I need to capture two signals from two load cell, so i did a circuit with an INA2126 to amplifying this signals and acquiring they with an adc.
This is my circuit

The load cell is supplied using the REF5030 component.

The problem is that this circuit give me the same output regardless if i put a load on the load cell.

In particular, using a multimeter i measure this values for the A side of the ina:

  • V+ = 3.99 [V]
  • Vin+ = 1.46 [V]
  • Vin- = 1.46 [V]
  • Vo = 0.53 [V]

The output of the REF5030 is 2.98[V]. I use a single supply configuration with  V- = Vref = GND.

For the B side of the ina, with no load cell attached, i measure this values:

  • Vin+ = 0.06 [V]
  • Vin- = 0.06 [V]
  • Vo = 3.33 [V]

I have no idea on what is the problem and why i obtain this values in output, so please someone help me to understand why this circuit doesn't work properly?

  • 0
    Guru 140200 points
    Hi Luca,

    the output of INA2126 cannot fully go down to 0V. The output hangs in saturation and so you don't see a change with and without load on the load cell.

    For the B-side problem you are violating the common mode input voltage range of INA2126.

    The INA2126 is a micropower Instrumentation Amplifier and is not input/output rail-to-rail suitable. Have a look at figure 6 and section 9.1 of datasheet.

    Kai
  • 0 in reply to kai klaas69
    Intellectual 390 points

    Hi Kai, thanks you so much for the reply!

    I know that the INA2126 isn't input/output rail-to-rail suitable, so i'm not expect this behavior.

    What that i don't understand is why the INA2126 go in saturation.

    From this graph:

    I understand that using this settings, the INA2126 work in the linear zone, or am i wrong?

    This settings are very near to my measure, so why it doesn't work properly, and what i can do to make sure that everything works?

    Also I have did some simulation using TINA software, and using that circuit all work properly in simulation.

    So i get very confused because i not understand where i get in error.

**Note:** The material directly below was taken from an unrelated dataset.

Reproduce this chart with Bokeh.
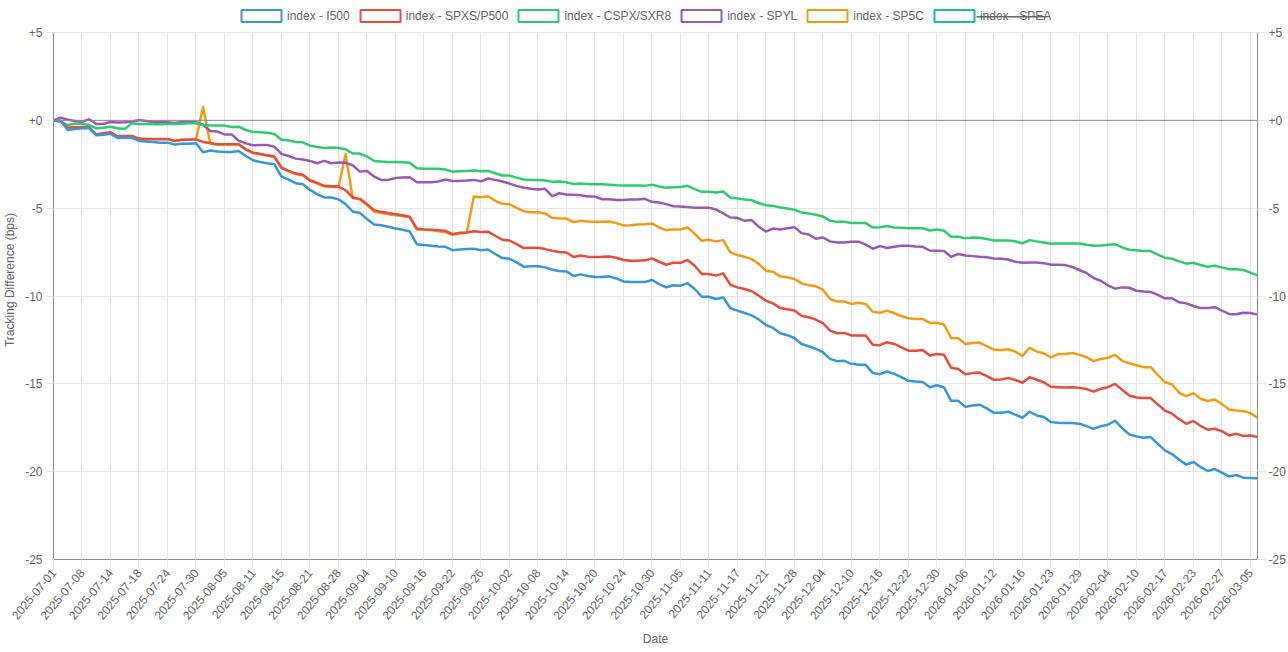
import math
import pandas as pd
from bokeh.plotting import figure
from bokeh.models import (Range1d, FixedTicker, LinearAxis, Span, Legend, LegendItem, BoxAnnotation)
from bokeh.embed import file_html
from bokeh.resources import INLINE

# ---------------- data ----------------
closed_days = ["2025-07-04", "2025-08-25", "2025-09-01", "2025-11-27", "2025-12-25",
               "2025-12-26", "2026-01-01", "2026-01-19", "2026-02-16"]
dates = [d.strftime("%Y-%m-%d") for d in pd.bdate_range("2025-07-01", "2026-03-06")
         if d.strftime("%Y-%m-%d") not in closed_days]

i500 = [
    0, -0.04, -0.55, -0.5, -0.45, -0.45, -0.85, -0.82, -0.76, -1.0,
    -0.98, -1.0, -1.17, -1.21, -1.23, -1.27, -1.27, -1.38, -1.33, -1.33,
    -1.31, -1.82, -1.72, -1.78, -1.8, -1.8, -1.74, -2.03, -2.27, -2.37,
    -2.44, -2.5, -3.2, -3.37, -3.58, -3.64, -3.96, -4.2, -4.39, -4.39,
    -4.5, -4.77, -5.19, -5.27, -5.62, -5.93, -5.97, -6.06, -6.16, -6.23,
    -6.33, -7.05, -7.1, -7.14, -7.18, -7.2, -7.39, -7.35, -7.33, -7.31,
    -7.39, -7.35, -7.61, -7.84, -7.88, -8.09, -8.33, -8.31, -8.31, -8.37,
    -8.5, -8.58, -8.6, -8.86, -8.77, -8.86, -8.92, -8.92, -8.88, -9.0,
    -9.17, -9.2, -9.2, -9.2, -9.09, -9.32, -9.51, -9.39, -9.41, -9.28,
    -9.6, -10.04, -10.04, -10.17, -10.08, -10.7, -10.83, -10.97, -11.1, -11.34,
    -11.65, -11.82, -12.12, -12.23, -12.39, -12.73, -12.86, -13.01, -13.2, -13.58,
    -13.71, -13.69, -13.86, -13.92, -13.92, -14.38, -14.45, -14.3, -14.43, -14.62,
    -14.83, -14.87, -14.89, -15.19, -15.08, -15.21, -15.97, -15.97, -16.31, -16.23,
    -16.19, -16.4, -16.65, -16.65, -16.59, -16.75, -16.93, -16.59, -16.8, -16.89,
    -17.18, -17.22, -17.23, -17.23, -17.27, -17.41, -17.56, -17.41, -17.33, -17.1,
    -17.52, -17.88, -17.99, -18.07, -18.03, -18.41, -18.79, -19.0, -19.32, -19.6,
    -19.45, -19.73, -19.96, -19.85, -20.06, -20.27, -20.19, -20.34, -20.36, -20.38,
]
spxs_p500 = [
    0, -0.04, -0.42, -0.4, -0.38, -0.4, -0.8, -0.74, -0.68, -0.91,
    -0.89, -0.89, -1.04, -1.06, -1.06, -1.06, -1.06, -1.17, -1.1, -1.1,
    -1.08, -1.23, -1.29, -1.36, -1.36, -1.36, -1.36, -1.65, -1.84, -1.91,
    -1.99, -2.06, -2.69, -2.88, -3.03, -3.1, -3.41, -3.56, -3.73, -3.75,
    -3.77, -3.98, -4.39, -4.47, -4.77, -5.11, -5.21, -5.28, -5.34, -5.4,
    -5.49, -6.16, -6.21, -6.23, -6.25, -6.29, -6.48, -6.4, -6.38, -6.31,
    -6.36, -6.34, -6.57, -6.8, -6.84, -7.05, -7.27, -7.25, -7.25, -7.33,
    -7.42, -7.5, -7.52, -7.78, -7.69, -7.77, -7.78, -7.77, -7.75, -7.82,
    -7.95, -7.99, -7.99, -7.97, -7.86, -8.05, -8.22, -8.11, -8.11, -7.95,
    -8.28, -8.75, -8.75, -8.84, -8.71, -9.36, -9.51, -9.6, -9.73, -9.98,
    -10.27, -10.42, -10.68, -10.76, -10.83, -11.12, -11.21, -11.34, -11.55, -11.97,
    -12.12, -12.1, -12.25, -12.25, -12.25, -12.77, -12.8, -12.63, -12.73, -12.92,
    -13.11, -13.11, -13.07, -13.39, -13.3, -13.35, -14.09, -14.15, -14.45, -14.39,
    -14.36, -14.56, -14.77, -14.75, -14.66, -14.78, -14.94, -14.62, -14.77, -14.91,
    -15.17, -15.19, -15.21, -15.19, -15.23, -15.3, -15.44, -15.28, -15.19, -15.0,
    -15.34, -15.66, -15.78, -15.81, -15.81, -16.17, -16.52, -16.7, -17.01, -17.27,
    -17.12, -17.39, -17.61, -17.56, -17.69, -17.94, -17.84, -17.97, -17.94, -18.03,
]
cspx_sxr8 = [
    0, -0.08, -0.27, -0.19, -0.19, -0.27, -0.45, -0.42, -0.36, -0.45,
    -0.49, -0.17, -0.21, -0.21, -0.23, -0.23, -0.21, -0.21, -0.19, -0.17,
    -0.17, -0.27, -0.3, -0.3, -0.3, -0.38, -0.36, -0.55, -0.66, -0.68,
    -0.7, -0.78, -1.1, -1.14, -1.23, -1.25, -1.44, -1.52, -1.57, -1.55,
    -1.57, -1.65, -1.89, -1.89, -2.06, -2.31, -2.35, -2.37, -2.37, -2.39,
    -2.42, -2.73, -2.75, -2.75, -2.75, -2.8, -2.92, -2.9, -2.88, -2.86,
    -2.9, -2.88, -3.01, -3.14, -3.14, -3.26, -3.37, -3.39, -3.39, -3.43,
    -3.5, -3.48, -3.52, -3.62, -3.6, -3.62, -3.64, -3.64, -3.66, -3.69,
    -3.71, -3.71, -3.71, -3.73, -3.66, -3.77, -3.84, -3.81, -3.79, -3.73,
    -3.92, -4.07, -4.07, -4.11, -4.05, -4.39, -4.45, -4.51, -4.55, -4.72,
    -4.83, -4.87, -4.96, -5.02, -5.09, -5.25, -5.3, -5.38, -5.47, -5.72,
    -5.78, -5.78, -5.85, -5.85, -5.85, -6.1, -6.08, -6.02, -6.1, -6.12,
    -6.14, -6.14, -6.14, -6.27, -6.21, -6.29, -6.63, -6.63, -6.72, -6.67,
    -6.69, -6.76, -6.84, -6.84, -6.84, -6.88, -7.01, -6.82, -6.89, -6.95,
    -7.03, -7.01, -7.01, -7.01, -7.01, -7.08, -7.14, -7.12, -7.08, -7.05,
    -7.23, -7.37, -7.39, -7.44, -7.44, -7.65, -7.82, -7.88, -8.03, -8.16,
    -8.11, -8.24, -8.33, -8.28, -8.37, -8.48, -8.47, -8.52, -8.67, -8.83,
]
spyl = [
    0, 0.15, 0.04, -0.04, -0.09, 0.06, -0.21, -0.19, -0.09, -0.13,
    -0.11, -0.08, 0.02, -0.04, -0.09, -0.09, -0.11, -0.15, -0.09, -0.09,
    -0.11, -0.25, -0.61, -0.64, -0.8, -0.8, -1.16, -1.31, -1.42, -1.4,
    -1.4, -1.5, -1.91, -2.03, -2.18, -2.23, -2.31, -2.44, -2.31, -2.44,
    -2.4, -2.42, -2.56, -2.92, -2.88, -3.2, -3.39, -3.39, -3.28, -3.26,
    -3.24, -3.52, -3.52, -3.52, -3.48, -3.37, -3.45, -3.45, -3.43, -3.39,
    -3.47, -3.31, -3.39, -3.48, -3.6, -3.73, -3.84, -3.9, -3.94, -3.9,
    -4.32, -4.15, -4.22, -4.24, -4.26, -4.34, -4.34, -4.49, -4.49, -4.53,
    -4.53, -4.51, -4.51, -4.47, -4.64, -4.68, -4.77, -4.89, -4.91, -4.93,
    -4.97, -4.98, -4.98, -5.08, -5.3, -5.53, -5.55, -5.72, -5.68, -6.06,
    -6.33, -6.16, -6.21, -6.14, -6.08, -6.42, -6.5, -6.74, -6.67, -6.89,
    -6.95, -6.95, -6.91, -6.91, -7.08, -7.31, -7.16, -7.27, -7.2, -7.14,
    -7.14, -7.18, -7.2, -7.41, -7.42, -7.44, -7.77, -7.61, -7.69, -7.73,
    -7.77, -7.8, -7.86, -7.88, -7.92, -8.05, -8.11, -8.09, -8.09, -8.13,
    -8.22, -8.22, -8.24, -8.35, -8.52, -8.69, -8.98, -9.13, -9.39, -9.58,
    -9.51, -9.53, -9.7, -9.75, -9.77, -9.94, -10.13, -10.13, -10.36, -10.42,
    -10.57, -10.68, -10.68, -10.64, -10.83, -11.02, -11.04, -10.95, -10.97, -11.06,
]
sp5c = [
    0, -0.04, -0.43, -0.41, -0.39, -0.41, -0.81, -0.75, -0.69, -0.92,
    -0.9, -0.9, -1.05, -1.07, -1.07, -1.07, -1.07, -1.18, -1.11, -1.11,
    -1.09, 0.76, -1.33, -1.38, -1.38, -1.38, -1.37, -1.67, -1.86, -1.93,
    -2.01, -2.08, -2.72, -2.91, -3.06, -3.13, -3.44, -3.59, -3.76, -3.78,
    -3.8, -1.93, -4.42, -4.5, -4.8, -5.19, -5.27, -5.34, -5.4, -5.45,
    -5.51, -6.21, -6.23, -6.25, -6.31, -6.36, -6.52, -6.44, -6.4, -4.34,
    -4.38, -4.32, -4.58, -4.75, -4.77, -4.98, -5.17, -5.23, -5.23, -5.3,
    -5.55, -5.59, -5.59, -5.8, -5.72, -5.76, -5.78, -5.78, -5.76, -5.85,
    -5.98, -5.97, -5.93, -5.91, -5.87, -6.1, -6.25, -6.21, -6.21, -6.1,
    -6.45, -6.86, -6.8, -6.89, -6.82, -7.52, -7.67, -7.77, -7.9, -8.18,
    -8.56, -8.62, -8.88, -8.94, -9.03, -9.28, -9.39, -9.45, -9.64, -10.17,
    -10.32, -10.32, -10.45, -10.38, -10.45, -10.89, -10.95, -10.83, -10.98, -11.14,
    -11.27, -11.31, -11.31, -11.53, -11.52, -11.63, -12.39, -12.41, -12.73, -12.67,
    -12.65, -12.86, -13.05, -13.09, -13.03, -13.17, -13.41, -12.95, -13.16, -13.26,
    -13.5, -13.31, -13.3, -13.24, -13.35, -13.48, -13.71, -13.58, -13.52, -13.35,
    -13.69, -13.83, -13.94, -14.05, -14.05, -14.49, -14.91, -15.04, -15.51, -15.7,
    -15.53, -15.85, -15.98, -15.89, -16.14, -16.46, -16.52, -16.55, -16.67, -16.93,
]
spea = []  # hidden series (struck through in the legend)

series_names = ["index - I500", "index - SPXS/P500", "index - CSPX/SXR8",
                "index - SPYL", "index - SP5C", "index - SPEA"]
series_values = [i500, spxs_p500, cspx_sxr8, spyl, sp5c, spea]
series_colors = ["#3498db", "#e74c3c", "#2ecc71", "#9b59b6", "#f39c12", "#1abc9c"]
series_visible = [True, True, True, True, True, False]

y_ticks = [-25, -20, -15, -10, -5, 0, 5]
y_labels = ["-25", "-20", "-15", "-10", "-5", "+0", "+5"]
x_tick_step = 4

# ---------------- figure ----------------
FONT = "Liberation Sans"
TXT = "#666666"
GRID = "#e6e6e6"
AXIS = "#8a8a8a"

W, H = 1288, 652
BORDER_BOTTOM = 93
LEGEND_BAND = 32          # pixels above the +5 line reserved for the legend
plot_px = H - BORDER_BOTTOM
units_px = (plot_px - LEGEND_BAND) / (y_ticks[-1] - y_ticks[0])
y_top = y_ticks[-1] + LEGEND_BAND / units_px

n = len(dates)
p = figure(width=W, height=H, output_backend="svg", toolbar_location=None,
           x_range=Range1d(0, n - 1), y_range=Range1d(y_ticks[0], y_top),
           min_border_left=53, min_border_right=31, min_border_top=0,
           min_border_bottom=BORDER_BOTTOM)
p.outline_line_color = None
p.background_fill_color = "white"

x_ticks = list(range(0, n, x_tick_step))
xt = FixedTicker(ticks=x_ticks)
yt = FixedTicker(ticks=y_ticks)
p.xaxis.ticker = xt
p.xgrid.ticker = xt
p.yaxis.ticker = yt
p.ygrid.ticker = yt
p.xgrid.grid_line_color = GRID
p.ygrid.grid_line_color = GRID

grid_limited = True
try:
    p.xgrid[0].cross_bounds = (y_ticks[0], y_ticks[-1])
except Exception:
    grid_limited = False

ax = p.xaxis[0]
ax.major_label_overrides = {i: dates[i] for i in x_ticks}
ax.major_label_orientation = math.radians(50)
ax.axis_label = "Date"

ay = p.yaxis[0]
ay.major_label_overrides = {t: l for t, l in zip(y_ticks, y_labels)}
ay.axis_label = "Tracking Difference (bps)"

ay2 = LinearAxis(ticker=yt, major_label_overrides={t: l for t, l in zip(y_ticks, y_labels)})
p.add_layout(ay2, "right")

for a in [ax, ay, ay2]:
    a.axis_line_color = AXIS
    a.axis_line_width = 1
    a.major_tick_line_color = GRID
    a.major_tick_in = 0
    a.major_tick_out = 8
    a.minor_tick_line_color = None
    a.major_label_text_font = FONT
    a.major_label_text_font_size = "12px"
    a.major_label_text_color = TXT
    a.major_label_standoff = 3
    a.axis_label_text_font = FONT
    a.axis_label_text_font_size = "12px"
    a.axis_label_text_color = TXT
    a.axis_label_text_font_style = "normal"
    a.axis_label_standoff = 2
ax.axis_label_standoff = 6
ay.axis_label_standoff = 5
ay.bounds = (y_ticks[0], y_ticks[-1])
ay2.bounds = (y_ticks[0], y_ticks[-1])

zero = Span(location=0, dimension="width", line_color=AXIS, line_width=1)
p.add_layout(zero)

# lines (first series drawn on top)
for name, vals, col, vis in reversed(list(zip(series_names, series_values, series_colors, series_visible))):
    p.line(x=list(range(len(vals))), y=vals, line_color=col, line_width=2.5,
           line_join="round", visible=vis)

if not grid_limited:
    p.add_layout(BoxAnnotation(bottom=y_ticks[-1], fill_color="white", fill_alpha=1,
                               line_color=None))

# legend swatches: outline boxes (their glyphs hold no drawable point)
items = []
for name, col in zip(series_names, series_colors):
    box = p.quad(left=[math.nan], right=[math.nan], top=[math.nan], bottom=[math.nan],
                 fill_color="white", line_color=col, line_width=2)
    items.append(LegendItem(label=name, renderers=[box]))

legend = Legend(items=items, orientation="horizontal", location=(183, plot_px - 23.2),
                glyph_width=50, glyph_height=15, label_standoff=1, spacing=5,
                padding=0, margin=0, label_height=15,
                border_line_color=None, background_fill_alpha=0,
                label_text_font=FONT, label_text_font_size="12px", label_text_color=TXT)
p.add_layout(legend)

# strike-through over the hidden series' legend label
strike = BoxAnnotation(left=976, right=1047, top=15.6, bottom=16.9,
                       left_units="canvas", right_units="canvas",
                       top_units="canvas", bottom_units="canvas",
                       fill_color=TXT, fill_alpha=1, line_color=None)
p.add_layout(strike)

open("out.html", "w").write(file_html(p, INLINE))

  • 0 in reply to Luca Agrippino
    Guru 140200 points
    Hi Luca,

    the simulator demonstrates that at a common mode input voltage of 1.46V the minimum output voltage for proper performance is 0.8V. So, if your differential input voltage is between 0mV and 8mV the output of INA2126 is in saturation and shows an erroneous output voltage. This is exactly what you observed.

    About the B-side problem: From the simulator you see that your circuit cannot handle a common mode input voltage of 0.06V, because the minimum common mode input voltage is 1V. So, if your input voltage is below 1V the INA2126 will show a wrong output voltage.

    Kai
  • 0 in reply to kai klaas69
    Intellectual 390 points

    Hi Kai,

    now i understand what happens, i have interpreted erroneous the graph, thanks you for clarifying me this point.

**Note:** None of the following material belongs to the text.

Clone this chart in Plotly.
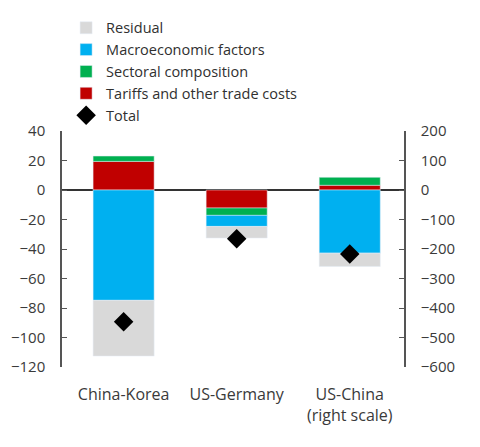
import plotly.graph_objects as go

categories = ["China-Korea", "US-Germany", "US-China"]
tick_labels = ["China-Korea", "US-Germany", "US-China<br>(right scale)"]

# Left-scale values for China-Korea and US-Germany, right-scale value for US-China
residual = [-37.8, -7.9, -45]
macro = [-74.8, -7.5, -214]
sectoral = [3.6, -5.0, 27]
tariffs = [19.4, -12.2, 16]
total = [-89.4, -33.0, -217]

left_ticks = [40, 20, 0, -20, -40, -60, -80, -100, -120]
right_ticks = [200, 100, 0, -100, -200, -300, -400, -500, -600]

series = [
    ("Tariffs and other trade costs", tariffs, "#C00000", 4),
    ("Sectoral composition", sectoral, "#00B050", 3),
    ("Macroeconomic factors", macro, "#00B0F0", 2),
    ("Residual", residual, "#D9D9D9", 1),
]

fig = go.Figure()
W = 0.54
for name, vals, color, rank in series:
    fig.add_trace(go.Bar(x=categories[:2], y=vals[:2], name=name, marker_color=color,
                         width=W, legendrank=rank, yaxis="y"))
for name, vals, color, rank in series:
    fig.add_trace(go.Bar(x=categories[2:], y=vals[2:], name=name, marker_color=color,
                         width=W, showlegend=False, yaxis="y2"))

fig.add_trace(go.Scatter(x=categories[:2], y=total[:2], mode="markers", name="Total",
                         marker=dict(symbol="diamond", size=15, color="black"),
                         legendrank=5, yaxis="y"))
fig.add_trace(go.Scatter(x=categories[2:], y=total[2:], mode="markers", name="Total",
                         marker=dict(symbol="diamond", size=15, color="black"),
                         showlegend=False, yaxis="y2"))

font = dict(family="Open Sans, sans-serif", size=16, color="#3a3a3a")
yfont = dict(family="Open Sans, sans-serif", size=15, color="#3a3a3a")

fig.update_layout(
    width=480, height=447,
    barmode="relative",
    paper_bgcolor="white", plot_bgcolor="white",
    margin=dict(l=54, r=84, t=123, b=88, autoexpand=False),
    font=font,
    showlegend=True,
    legend=dict(x=0.012, y=1.505, xanchor="left", yanchor="top",
                font=dict(size=14.5, color="#303030"),
                bgcolor="rgba(0,0,0,0)", tracegroupgap=0, itemwidth=30),
    xaxis=dict(type="category", categoryorder="array", categoryarray=categories,
               tickvals=categories, ticktext=tick_labels, range=[-0.545, 2.48],
               showline=False, ticks="", showgrid=False, zeroline=False,
               ticklabelstandoff=16, automargin=False),
    yaxis=dict(range=[-120, 40], tickvals=left_ticks, showgrid=False, zeroline=True,
               zerolinecolor="#333333", zerolinewidth=1.5,
               showline=True, linecolor="#555555", linewidth=1.5,
               ticks="inside", ticklen=5, tickcolor="#555555", ticklabelstandoff=12,
               tickfont=yfont, automargin=False),
    yaxis2=dict(range=[-600, 200], tickvals=right_ticks, overlaying="y", side="right",
                showgrid=False, zeroline=False,
                showline=True, linecolor="#555555", linewidth=1.5,
                ticks="inside", ticklen=5, tickcolor="#555555", ticklabelstandoff=12,
                tickfont=yfont, automargin=False),
)

fig.write_html("out.html")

    But now, how I use this component for amplifing the load cell signal? The load cell is balanced, so the difference between S+ and S- is ever near 0 V.

    I have to add some resistor to unbalance the load cell bridge or I change this component with more appropriate component for this job?

  • 0 in reply to Luca Agrippino
    Guru 140200 points

    Hi Luca,

    there are several ways out of the situation. One is to use a small negative supply voltage of -1V (<-0.8V). Another solution is shown in section 9.1 of datasheet, by using a small reference voltage of about 1V. This will cause the output voltage to also have an offset voltage of 1V, of course.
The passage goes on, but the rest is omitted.